The SysML model will automatically carry out joint simulation for each group of data samples and output the evaluation index. The results of the perturbation guidance weight analysis are shown in Figure 18.

This paper uses an absolute lateral deviation of less than 150 m and an absolute longitudinal deviation of less than 35 m as the index conditions for screening, and the parameter combination that meets the index in the figure will be marked as green, while the parameter combination that does not meet the index marked as red.

There are two input parameters involved in iterative guidance, which are the initial value of the remaining shutdown time and the accuracy of the remaining shutdown time.
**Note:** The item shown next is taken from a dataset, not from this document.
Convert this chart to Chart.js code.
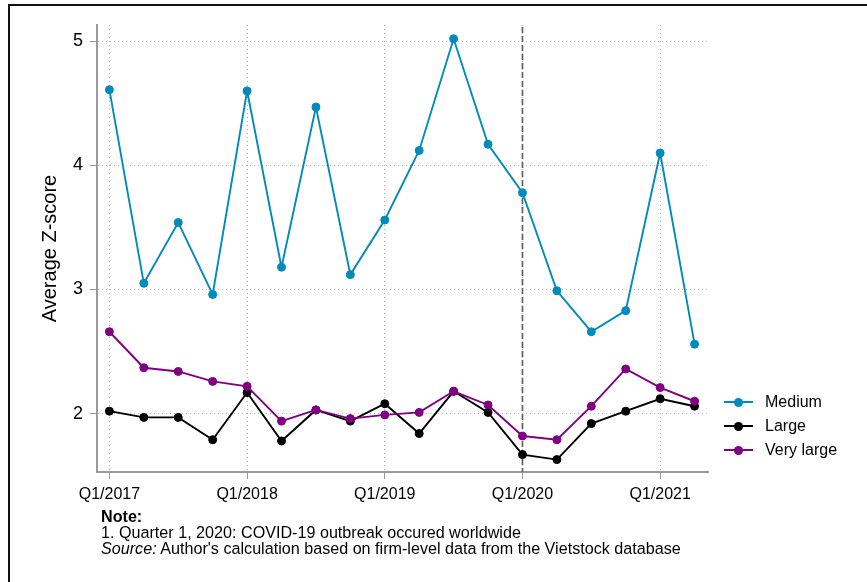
<!DOCTYPE html>
<html>
<head>
<meta charset="utf-8">
<script src="https://cdn.jsdelivr.net/npm/chart.js@4.4.1/dist/chart.umd.min.js"></script>
<style>
  html, body { margin: 0; padding: 0; background: #fff; }
  #wrap { position: relative; width: 867px; height: 582px; overflow: hidden;
          font-family: "Liberation Sans", Arial, sans-serif; color: #000; }
  #frame { position: absolute; left: 8px; top: 4px; width: 1000px; height: 1000px;
           border-left: 2px solid #111; border-top: 2px solid #111; }
  canvas { position: absolute; left: 0; top: 0; }
  #legend { position: absolute; left: 724px; top: 390px; }
  .item { position: relative; height: 24px; width: 140px; }
  .item .ln { position: absolute; left: 0; top: 11px; width: 29px; height: 2px; }
  .item .dot { position: absolute; left: 10px; top: 7.5px; width: 9px; height: 9px; border-radius: 50%; }
  .item .txt { position: absolute; left: 41px; top: 0; font-size: 16px; line-height: 24px; white-space: nowrap; }
  #notes { position: absolute; left: 101px; top: 509px; font-size: 16.15px; line-height: 15.8px; white-space: nowrap; }
</style>
</head>
<body>
<div id="wrap">
  <div id="frame"></div>
  <canvas id="chart" width="867" height="582"></canvas>
  <div id="legend"></div>
  <div id="notes">
    <div><b>Note:</b></div>
    <div>1. Quarter 1, 2020: COVID-19 outbreak occured worldwide</div>
    <div><i>Source:</i> Author's calculation based on firm-level data from the Vietstock database</div>
  </div>
</div>
<script>
// Quarters on the horizontal axis
const quarters = [
  'Q1/2017','Q2/2017','Q3/2017','Q4/2017',
  'Q1/2018','Q2/2018','Q3/2018','Q4/2018',
  'Q1/2019','Q2/2019','Q3/2019','Q4/2019',
  'Q1/2020','Q2/2020','Q3/2020','Q4/2020',
  'Q1/2021','Q2/2021'
];
// Labelled quarters and value-axis ticks
const tickQuarters = ['Q1/2017','Q1/2018','Q1/2019','Q1/2020','Q1/2021'];
const yTicks = [2, 3, 4, 5];
// Quarter marked by the dashed reference line
const eventQuarter = 'Q1/2020';

// Average Z-score by firm size group
const medium    = [4.61,3.05,3.54,2.96,4.60,3.18,4.47,3.12,3.56,4.12,5.02,4.17,3.78,2.99,2.66,2.83,4.10,2.56];
const large     = [2.02,1.97,1.97,1.79,2.17,1.78,2.03,1.94,2.08,1.84,2.18,2.01,1.67,1.63,1.92,2.02,2.12,2.06];
const veryLarge = [2.66,2.37,2.34,2.26,2.22,1.94,2.03,1.96,1.99,2.01,2.18,2.07,1.82,1.79,2.06,2.36,2.21,2.10];

const FONT = '"Liberation Sans", Arial, sans-serif';
const toPoints = arr => arr.map((v, i) => ({ x: i, y: v }));

function series(label, values, color, order) {
  return {
    label, data: toPoints(values), order,
    borderColor: color, backgroundColor: color,
    borderWidth: 1.9, pointRadius: 4, pointBorderWidth: 1,
    pointBackgroundColor: color, pointBorderColor: color,
    tension: 0, fill: false
  };
}

const datasets = [
  series('Medium', medium, '#008bbc', 2),
  series('Large', large, '#000000', 1),
  series('Very large', veryLarge, '#800080', 0)
];

// Dashed vertical marker at the event quarter
const eventLine = {
  id: 'eventLine',
  beforeDatasetsDraw(chart) {
    const { ctx, chartArea, scales } = chart;
    const x = scales.x.getPixelForValue(quarters.indexOf(eventQuarter));
    ctx.save();
    ctx.strokeStyle = '#626262';
    ctx.lineWidth = 1.7;
    ctx.setLineDash([6, 3]);
    ctx.beginPath();
    ctx.moveTo(x, chartArea.top + 2);
    ctx.lineTo(x, chartArea.bottom);
    ctx.stroke();
    ctx.restore();
  }
};

const gridOpts = {
  color: '#b8b8b8', lineWidth: 1,
  tickColor: '#9a9a9a', tickLength: 7, tickWidth: 1, tickBorderDash: []
};
const borderOpts = { color: '#9a9a9a', width: 2, dash: [1, 3] };

new Chart(document.getElementById('chart').getContext('2d'), {
  type: 'line',
  data: { datasets },
  options: {
    responsive: false,
    animation: false,
    devicePixelRatio: 1,
    layout: { padding: { left: 0, top: 25, right: 159, bottom: 0 } },
    plugins: { legend: { display: false }, tooltip: { enabled: false } },
    scales: {
      x: {
        type: 'linear', min: -0.36, max: 17.39,
        afterBuildTicks: s => { s.ticks = tickQuarters.map(q => ({ value: quarters.indexOf(q) })); },
        afterFit: s => { s.height = 110; },
        ticks: {
          callback: v => quarters[v],
          font: { family: FONT, size: 16 }, color: '#000',
          padding: 6, maxRotation: 0, autoSkip: false
        },
        grid: gridOpts,
        border: borderOpts
      },
      y: {
        min: 1.53, max: 5.131,
        afterBuildTicks: s => { s.ticks = yTicks.map(v => ({ value: v })); },
        afterFit: s => { s.width = 97; },
        ticks: { font: { family: FONT, size: 18 }, color: '#000', padding: 7 },
        grid: gridOpts,
        border: borderOpts,
        title: {
          display: true, text: 'Average Z-score', color: '#000',
          font: { family: FONT, size: 20 }, padding: { top: 38, bottom: 0 }
        }
      }
    }
  },
  plugins: [eventLine]
});

// Legend built from the datasets, in series order
const legend = document.getElementById('legend');
datasets.forEach(ds => {
  const item = document.createElement('div');
  item.className = 'item';
  item.innerHTML = '<div class="ln"></div><div class="dot"></div><div class="txt"></div>';
  item.querySelector('.ln').style.background = ds.borderColor;
  item.querySelector('.dot').style.background = ds.borderColor;
  item.querySelector('.txt').textContent = ds.label;
  legend.appendChild(item);
});
</script>
</body>
</html>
The initial value of the input parameters is given by the previous trial calculation and engineering experience, as shown in

Table 8. Initial values of the iterative guidance parameters.

Parameter Type	Initial Value of Remaining Shutdown Time	Remaining Shutdown Time Accuracy
Parameter value/s	360	10

.

This paper selects 11 sample values for each type of parameter in the trade-off analysis of iterative guidance, which are 95%, 96%, 97%, 98%, 99%, 100%, 101%, 102%, 103%, 104%, and 105% of the initial value. The permutation and combination of these two types of data are used to obtain 121 groups of samples as input data, and the orbit injection accuracy is used as the evaluation index. The analysis model diagram is shown in Figure 19, and some of the results after the trade-off analysis are shown in Figure 20.

The results of the iterative guidance weight analysis are filtered with the conditions of orbit accuracy deviation less than 0.01%, eccentricity deviation less than 0.047%, and orbit inclination deviation less than 0.121%. The parameter combinations that meet the indicators are displayed in green, and the combinations that partially meet or do not meet are displayed in red.

From the results of the observation weight analysis, it can be seen that the parameter combination obtained by the previous trial calculation and engineering experience is not the combination for the guidance effect. For perturbation guidance, the best combination can be obtained by selecting the initial value of the coefficient 1 as 95%, coefficient 2 as 100%, coefficient 4 as 102.5% and coefficient 5 as 100%, which results in the smallest sub-level landing point deviation. For iterative guidance, the best combination can be obtained by selecting the initial value of the remaining shutdown time as 9% and the initial value of the remaining shutdown time accuracy as 101%, which results in the smallest orbit entry deviation.

6. Conclusions

This study concentrates on the guidance system design for launch vehicles, employing MBSE methodology to conduct comprehensive system modeling, integrated simulations, and trade-off analyses.

Following the completion of a four-dimensional framework model encompassing requirements, functions, logic, and physical architecture for the navigation system, we established a specialized simulation model for the guidance system. This enabled the implementation of MBSE-integrated simulations that effectively combine domain-specific professional models, thereby achieving closed-loop verification of system requirements.

Building upon the integrated simulation platform, we conducted parametric sensitivity analyses to identify critical factors influencing launch vehicle performance. By leveraging the dual advantages of rapid iteration capability and high precision inherent in professional domain models, this research systematically compares parameter configurations under various mission scenarios. Through this approach, optimal parameter selections were determined, resulting in minimized orbital insertion errors.

The study ultimately completes the trade-off analysis for guidance system design, demonstrating a methodology that effectively bridges theoretical modeling with practical engineering implementation.